[start Information shown]

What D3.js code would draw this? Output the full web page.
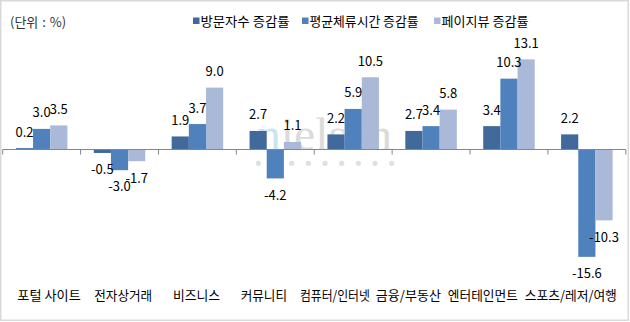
<!DOCTYPE html>
<html><head><meta charset="utf-8">
<script src="https://cdn.jsdelivr.net/npm/d3@7"></script>
<style>
html,body{margin:0;padding:0;background:#fff;}
svg{display:block;}
text{font-family:"Noto Sans CJK KR","Noto Sans",sans-serif;}
</style></head>
<body>
<script>
// ---- data ----
const categories = ["포털 사이트","전자상거래","비즈니스","커뮤니티","컴퓨터/인터넷","금융/부동산","엔터테인먼트","스포츠/레저/여행"];
const seriesNames = ["방문자수 증감률","평균체류시간 증감률","페이지뷰 증감률"];
const visitors   = [0.2, -0.5, 1.9, 2.7, 2.2, 2.7, 3.4, 2.2];
const dwellTime  = [3.0, -3.0, 3.7, -4.2, 5.9, 3.4, 10.3, -15.6];
const pageViews  = [3.5, -1.7, 9.0, 1.1, 10.5, 5.8, 13.1, -10.3];
const unitLabel = "(단위 : %)";

// ---- layout ----
const W = 630, H = 322;
const colors = ["#41699C", "#4F81BD", "#AAB9D8"];
const seriesValues = [visitors, dwellTime, pageViews];
const labelShift = [7.4, 3.7, -1, -11.5, -18.3, -22.7, -26.1, -16];
const labelWidth = [63.4, 58, 47, 46.3, 70, 65, 70, 92];
const legendX = [193, 302, 434];
const legendWidth = [89, 109, 87];

const svg = d3.select("body").append("svg").attr("width", W).attr("height", H);
svg.append("rect").attr("x",0.75).attr("y",0.75).attr("width",W-2.5).attr("height",H-2.5)
  .attr("fill","#fff").attr("stroke","#D9D9D9").attr("stroke-width",1.5);

const x0 = d3.scaleBand().domain(categories).range([2.7, 625.8]).paddingInner(0).paddingOuter(0);
const groupW = 51.5;
const x1 = d3.scaleBand().domain(d3.range(3)).range([0, groupW]);
const y = d3.scaleLinear().domain([-16, 14]).range([259.6, 53.2]);
const y0 = y(0);
const fmt = v => v.toFixed(1);

// watermark (logo decoration)
const wm = svg.append("g");
const wt = wm.append("text").attr("x", 257).attr("y", y0 + 0.5)
  .attr("textLength", 135).attr("lengthAdjust", "spacingAndGlyphs")
  .style("font-family", "'Liberation Serif','DejaVu Serif',serif").style("font-size","46px");
wt.append("tspan").attr("fill", "#CBE5EF").text("n");
wt.append("tspan").attr("fill", "#DBDBDB").text("ielsen");
wm.selectAll("circle").data(d3.range(9)).join("circle")
  .attr("cx", d => 258.4 + d * 16.66).attr("cy", y0 + 13.8).attr("r", 2.6).attr("fill", "#E0E0E0");

// bars
const rows = categories.map((c, i) => ({c, vals: seriesValues.map(s => s[i])}));
const g = svg.append("g");
const grp = g.selectAll("g.grp").data(rows).join("g").attr("class","grp")
  .attr("transform", d => `translate(${x0(d.c) + (x0.bandwidth() - groupW) / 2},0)`);
grp.selectAll("rect").data(d => d.vals.map((v, k) => ({v, k}))).join("rect")
  .attr("x", d => x1(d.k)).attr("width", x1.bandwidth())
  .attr("y", d => Math.min(y(d.v), y0)).attr("height", d => Math.abs(y(d.v) - y0))
  .attr("fill", d => colors[d.k]);

// axis
const axis = d3.axisBottom(x0).tickSize(5).tickFormat("");
const ag = svg.append("g").attr("transform", `translate(0,${y0})`).call(axis);
ag.select(".domain").attr("stroke", "#868686").attr("d", `M2.7,0H625.8`);
ag.selectAll(".tick").remove();
const tickPos = d3.range(categories.length + 1).map(i => x0.range()[0] + i * x0.step());
ag.selectAll("line.t").data(tickPos).join("line").attr("class","t")
  .attr("x1", d => d).attr("x2", d => d).attr("y1", 0).attr("y2", 5).attr("stroke", "#868686");

// data labels
grp.selectAll("text.lab").data(d => d.vals.map((v, k) => ({v, k}))).join("text").attr("class","lab")
  .attr("x", d => x1(d.k) + x1.bandwidth() / 2)
  .attr("y", d => d.v >= 0 ? y(d.v) - 16 + 4.5 : y(d.v) + 16.8 + 4.5)
  .attr("text-anchor", "middle").style("font-size", "13px").attr("fill", "#000")
  .text(d => fmt(d.v));

// category labels
svg.append("g").selectAll("text").data(categories).join("text")
  .attr("x", (d, i) => x0(d) + x0.bandwidth() / 2 + labelShift[i] - labelWidth[i] / 2)
  .attr("y", 299.5)
  .attr("textLength", (d, i) => labelWidth[i]).attr("lengthAdjust", "spacingAndGlyphs")
  .style("font-size", "13px").attr("fill", "#000")
  .text(d => d);

// unit label
svg.append("text").attr("x", 10).attr("y", 26.5).text(unitLabel)
  .style("font-size", "13px").style("word-spacing", "1px").attr("fill", "#333");

// legend
const leg = svg.append("g").selectAll("g").data(seriesNames).join("g")
  .attr("transform", (d, i) => `translate(${legendX[i]},0)`);
leg.append("rect").attr("x", 0).attr("y", 17.5).attr("width", 6.5).attr("height", 6.5).attr("fill", (d, i) => colors[i]);
leg.append("text").attr("x", 7.5).attr("y", 25.5).text(d => d)
  .attr("textLength", (d, i) => legendWidth[i]).attr("lengthAdjust", "spacingAndGlyphs")
  .style("font-size", "13px").attr("fill", "#000");
</script>
</body></html>
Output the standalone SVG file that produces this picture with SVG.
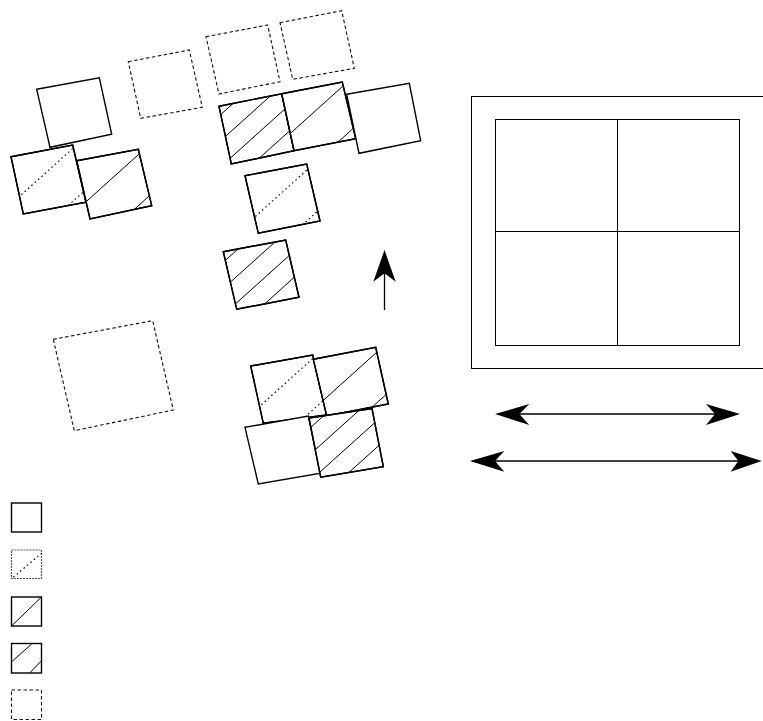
<svg xmlns="http://www.w3.org/2000/svg" width="763" height="721" viewBox="0 0 763 721">
<style>
.sq{fill:#fff;stroke:#000;stroke-width:1.4;stroke-linejoin:miter}
.dsq{fill:none;stroke:#111;stroke-width:1.1;stroke-dasharray:3.5 2.5}
.h{stroke:#000;stroke-width:1;fill:none}
.hd{stroke:#000;stroke-width:1.2;fill:none;stroke-dasharray:1.5 3}
.fr{fill:none;stroke:#000;stroke-width:1}
.ar{stroke:#000;stroke-width:1.3;fill:none}
.ah{fill:#000;stroke:none}
</style>
<defs>
<clipPath id="cB"><polygon points="11,156.7 72.7,145 86,202.3 23.3,214"/></clipPath>
<clipPath id="cC"><polygon points="76.7,160.7 138.3,149.3 151.7,205.7 90,219"/></clipPath>
<clipPath id="cE"><polygon points="219,106.3 281.7,93.7 294,150.7 231.3,164"/></clipPath>
<clipPath id="cF"><polygon points="281.7,93.7 342.3,82 355.7,138.7 294,150.7"/></clipPath>
<clipPath id="cH"><polygon points="245,175.7 306.7,164 320,221 258.3,233.3"/></clipPath>
<clipPath id="cI"><polygon points="223.3,251.7 285.7,240 299,297.3 236.7,309.3"/></clipPath>
<clipPath id="cK"><polygon points="250.7,366 312.7,355 326.7,415 263.3,423.3"/></clipPath>
<clipPath id="cM"><polygon points="313.3,359.3 375.7,347.3 388.3,404 326.7,416"/></clipPath>
<clipPath id="cN"><polygon points="309,418 372,408.5 383.3,466.7 320.7,477.3"/></clipPath>
</defs>

<g id="sqD1"><polygon class="dsq" points="128.3,61.7 189.3,50 202.3,107.3 140.7,118.3"/></g>
<g id="sqD2"><polygon class="dsq" points="206,36.7 267.7,25 280,81.7 219,94"/></g>
<g id="sqD3"><polygon class="dsq" points="280,22.7 341.7,10.7 354.3,68.3 292.7,79.3"/></g>
<g id="sqJ"><polygon class="dsq" points="53.3,339.3 152.7,320.7 173.3,410 74.3,430.7"/></g>

<g id="sqA"><polygon class="sq" points="36.7,89.3 99.3,77.7 111.7,134.3 50,147.3"/></g>
<g id="sqB">
<polygon class="sq" points="11,156.7 72.7,145 86,202.3 23.3,214"/>
<g clip-path="url(#cB)"><line class="hd" x1="8" y1="206.8" x2="90" y2="133"/><line class="hd" x1="8" y1="259.8" x2="90" y2="186"/></g>
<polygon class="sq" style="fill:none" points="11,156.7 72.7,145 86,202.3 23.3,214"/>
</g>
<g id="sqC">
<polygon class="sq" points="76.7,160.7 138.3,149.3 151.7,205.7 90,219"/>
<g clip-path="url(#cC)"><line class="h" x1="74" y1="212.6" x2="155" y2="139.7"/><line class="h" x1="74" y1="263.6" x2="155" y2="190.7"/></g>
<polygon class="sq" style="fill:none" points="76.7,160.7 138.3,149.3 151.7,205.7 90,219"/>
</g>

<g id="sqE">
<polygon class="sq" points="219,106.3 281.7,93.7 294,150.7 231.3,164"/>
<g clip-path="url(#cE)"><line class="h" x1="216" y1="118.8" x2="297" y2="45.9"/><line class="h" x1="216" y1="144.9" x2="297" y2="72"/><line class="h" x1="216" y1="171" x2="297" y2="98.1"/><line class="h" x1="216" y1="197.1" x2="297" y2="124.2"/></g>
<polygon class="sq" style="fill:none" points="219,106.3 281.7,93.7 294,150.7 231.3,164"/>
</g>
<g id="sqF">
<polygon class="sq" points="281.7,93.7 342.3,82 355.7,138.7 294,150.7"/>
<g clip-path="url(#cF)"><line class="h" x1="279" y1="143.6" x2="358" y2="72.5"/><line class="h" x1="279" y1="195.2" x2="358" y2="124.1"/></g>
<polygon class="sq" style="fill:none" points="281.7,93.7 342.3,82 355.7,138.7 294,150.7"/>
</g>
<g id="sqG"><polygon class="sq" points="346.7,94.3 409.3,83.3 420.7,140.7 359,153.3"/></g>

<g id="sqH">
<polygon class="sq" points="245,175.7 306.7,164 320,221 258.3,233.3"/>
<g clip-path="url(#cH)"><line class="hd" x1="242" y1="228.5" x2="323" y2="155.6"/><line class="hd" x1="242" y1="279.3" x2="323" y2="206.4"/></g>
<polygon class="sq" style="fill:none" points="245,175.7 306.7,164 320,221 258.3,233.3"/>
</g>
<g id="sqI">
<polygon class="sq" points="223.3,251.7 285.7,240 299,297.3 236.7,309.3"/>
<g clip-path="url(#cI)"><line class="h" x1="220" y1="265.2" x2="302" y2="191.4"/><line class="h" x1="220" y1="291.5" x2="302" y2="217.7"/><line class="h" x1="220" y1="317.8" x2="302" y2="244"/><line class="h" x1="220" y1="344.1" x2="302" y2="270.3"/></g>
<polygon class="sq" style="fill:none" points="223.3,251.7 285.7,240 299,297.3 236.7,309.3"/>
</g>

<g id="sqK">
<polygon class="sq" points="250.7,366 312.7,355 326.7,415 263.3,423.3"/>
<g clip-path="url(#cK)"><line class="hd" x1="248" y1="416.8" x2="330" y2="343"/><line class="hd" x1="248" y1="468.3" x2="330" y2="394.5"/></g>
<polygon class="sq" style="fill:none" points="250.7,366 312.7,355 326.7,415 263.3,423.3"/>
</g>
<g id="sqM">
<polygon class="sq" points="313.3,359.3 375.7,347.3 388.3,404 326.7,416"/>
<g clip-path="url(#cM)"><line class="h" x1="310" y1="412.3" x2="391" y2="339.4"/><line class="h" x1="310" y1="463" x2="391" y2="390.1"/></g>
<polygon class="sq" style="fill:none" points="313.3,359.3 375.7,347.3 388.3,404 326.7,416"/>
</g>
<g id="sqL"><polygon class="sq" points="245,427.3 308.3,416 320.7,473.3 258.3,484"/></g>
<g id="sqN">
<polygon class="sq" points="309,418 372,408.5 383.3,466.7 320.7,477.3"/>
<g clip-path="url(#cN)"><line class="h" x1="306" y1="431.6" x2="386" y2="359.6"/><line class="h" x1="306" y1="458.1" x2="386" y2="386.1"/><line class="h" x1="306" y1="484.6" x2="386" y2="412.6"/><line class="h" x1="306" y1="511.1" x2="386" y2="439.1"/></g>
<polygon class="sq" style="fill:none" points="309,418 372,408.5 383.3,466.7 320.7,477.3"/>
</g>

<g id="frame">
<rect class="fr" x="471.5" y="96.5" width="295" height="272"/>
<rect class="fr" x="495.5" y="119.5" width="244" height="226"/>
<line class="fr" x1="617.5" y1="119.5" x2="617.5" y2="345.5"/>
<line class="fr" x1="495.5" y1="231.5" x2="739.5" y2="231.5"/>
</g>

<g id="connectors">
<line class="ar" x1="384.5" y1="310" x2="384.5" y2="268"/>
<polygon class="ah" points="384.5,250 395.7,281.7 384.5,273.3 373.3,281.7"/>
<line class="ar" x1="515" y1="414" x2="720" y2="414"/>
<polygon class="ah" points="495,414 529.3,404 519.3,414 529.3,425"/>
<polygon class="ah" points="740,414 706,404 715,414 706,425"/>
<line class="ar" x1="490" y1="461" x2="742" y2="461"/>
<polygon class="ah" points="470,461 504.3,451 495,461 504.3,471.7"/>
<polygon class="ah" points="761.7,461 730.7,451 738.3,461 730.7,471.7"/>
</g>

<g id="legend">
<g id="leg1"><rect class="sq" x="11.5" y="503" width="30" height="29"/></g>
<g id="leg2"><rect x="11.5" y="550" width="30" height="28.5" fill="#fff" stroke="#555" stroke-width="1.2" stroke-dasharray="2 1"/><line class="hd" x1="13.3" y1="577.3" x2="41.5" y2="553.3"/></g>
<g id="leg3"><rect class="sq" x="11.5" y="597" width="30" height="29"/><line class="h" x1="11.5" y1="626" x2="41.5" y2="597"/></g>
<g id="leg4"><rect class="sq" x="11.5" y="643.5" width="30" height="29.5"/><line class="h" x1="11.7" y1="661.7" x2="31.7" y2="644"/><line class="h" x1="30" y1="672.7" x2="41.5" y2="660.7"/></g>
<g id="leg5"><rect class="dsq" x="11.5" y="690" width="30" height="29.5"/></g>
</g>
</svg>
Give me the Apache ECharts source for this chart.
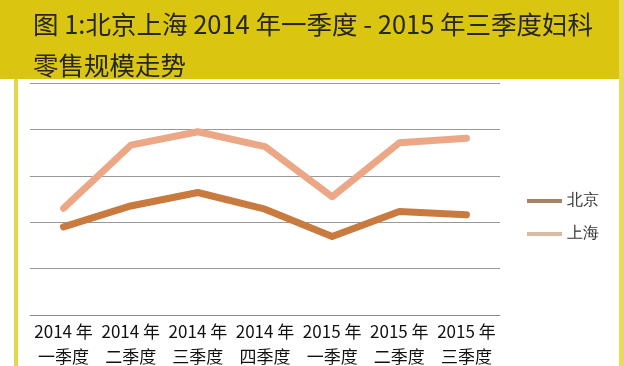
<!DOCTYPE html>
<html><head><meta charset="utf-8">
<script src="https://cdn.jsdelivr.net/npm/echarts@6/dist/echarts.min.js"></script>
<style>html,body{margin:0;padding:0;background:#fff}#c{width:624px;height:366px}</style>
</head><body><div id="c"></div>
<script>
var categories = ['2014 年\n一季度','2014 年\n二季度','2014 年\n三季度','2014 年\n四季度','2015 年\n一季度','2015 年\n二季度','2015 年\n三季度'];
var beijing = [1.90, 2.35, 2.64, 2.28, 1.69, 2.23, 2.16];
var shanghai = [2.30, 3.66, 3.95, 3.63, 2.55, 3.71, 3.81];
var titleText = '图 1:北京上海 2014 年一季度 - 2015 年三季度妇科\n零售规模走势';

var chart = echarts.init(document.getElementById('c'));
chart.setOption({
  animation: false,
  backgroundColor: '#fff',
  graphic: [
    {type:'rect', shape:{x:0,y:0,width:624,height:79}, style:{fill:'#dac510'}, z:-10},
    {type:'rect', shape:{x:14,y:79,width:4,height:287}, style:{fill:'#e3d54c'}, z:-10},
    {type:'rect', shape:{x:619,y:0,width:5,height:366}, style:{fill:'#e8dc55'}, z:-10}
  ],
  title: {
    text: titleText, left: 33, top: 4, padding: 0,
    textStyle: {fontFamily:'Noto Sans CJK SC', fontSize: 25.5, fontWeight: 'normal', color:'#262626', lineHeight: 41}
  },
  legend: {
    orient: 'vertical', left: 527, top: 193, padding: 0, itemWidth: 35, itemHeight: 4, itemGap: 17, icon: 'rect',
    textStyle: {fontFamily:'Liberation Serif', fontSize: 16, color:'#333'},
    data: [
      {name:'北京', itemStyle:{color:'#a98166'}},
      {name:'上海', itemStyle:{color:'#d9bba3'}}
    ]
  },
  grid: {left: 30, right: 124, top: 83, bottom: 51, containLabel: false, outerBoundsMode: 'none'},
  xAxis: {
    type: 'category', data: categories, boundaryGap: true,
    axisLine: {show: true, lineStyle: {color:'#8c8c8c', width: 1}},
    axisTick: {show: false},
    axisLabel: {margin: 4, interval: 0, fontFamily:'Noto Sans CJK SC', fontSize: 17, color:'#111', lineHeight: 25}
  },
  yAxis: {
    type: 'value', min: 0, max: 5, interval: 1,
    axisLabel: {show: false}, axisLine: {show: false}, axisTick: {show: false},
    splitLine: {lineStyle: {color:'#999', width: 1}}
  },
  series: [
    {name:'北京', type:'line', data: beijing, showSymbol: false, symbol:'none',
     itemStyle:{color:'#c97a3e'}, lineStyle:{color:'#c97a3e', width: 7, cap:'round', join:'round'}},
    {name:'上海', type:'line', data: shanghai, showSymbol: false, symbol:'none',
     itemStyle:{color:'#eca886'}, lineStyle:{color:'#eca886', width: 7, cap:'round', join:'round'}}
  ]
});
</script></body></html>
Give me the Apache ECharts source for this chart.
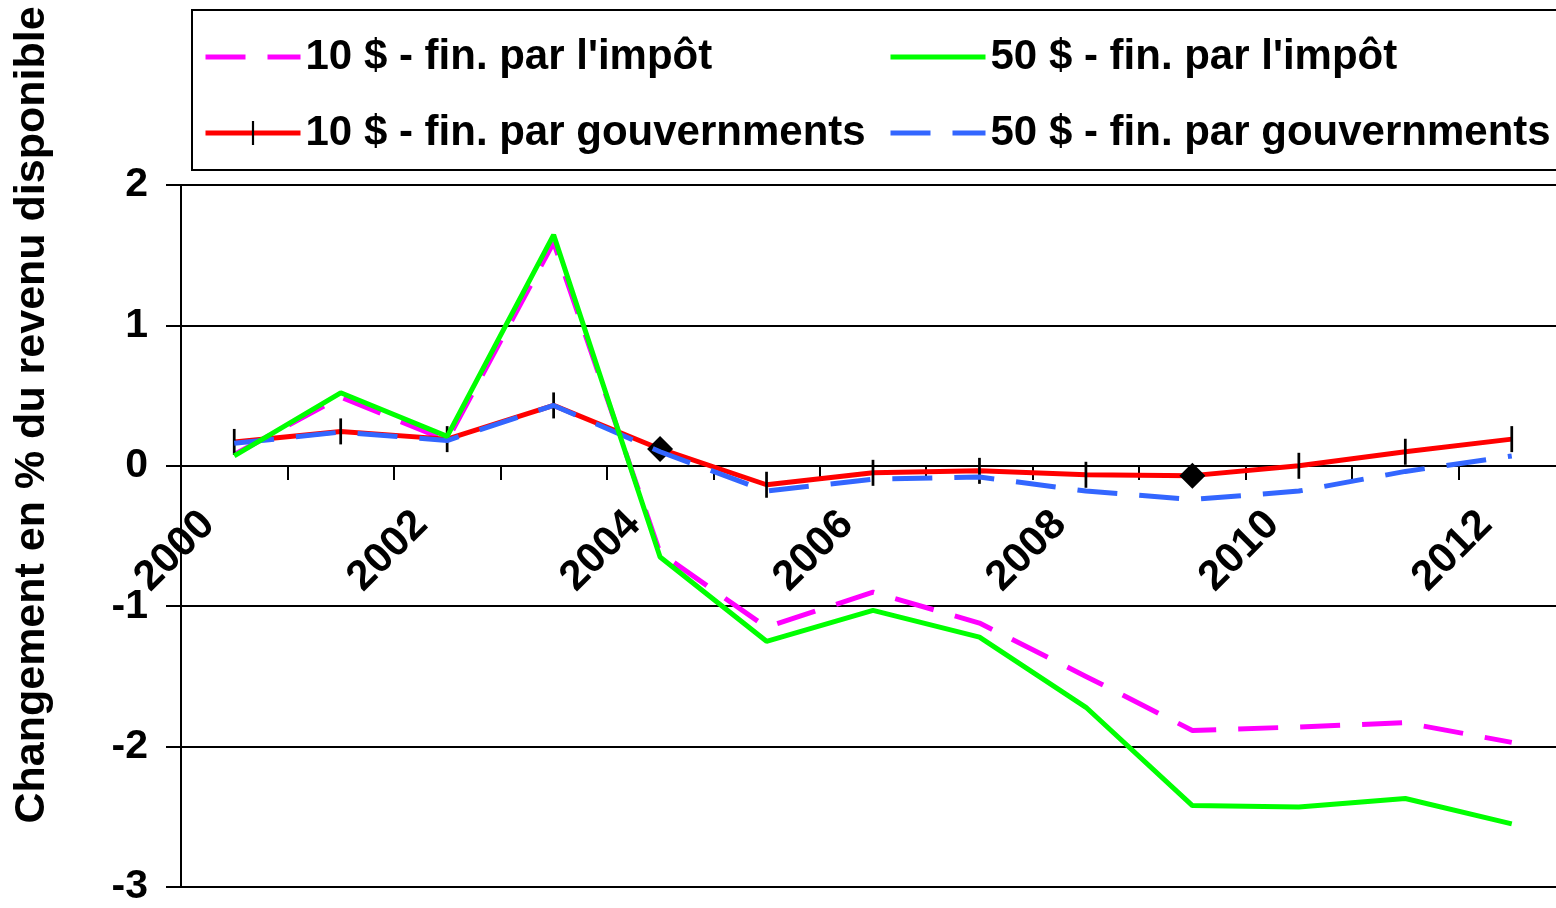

[end Information shown]

▸ **To be done**
Which lines contain the word "Output"? Return each of them.

▸ **Result of this exercise**
What D3.js code would draw this? Output the full web page.
Output the standalone SVG file that produces this picture with SVG.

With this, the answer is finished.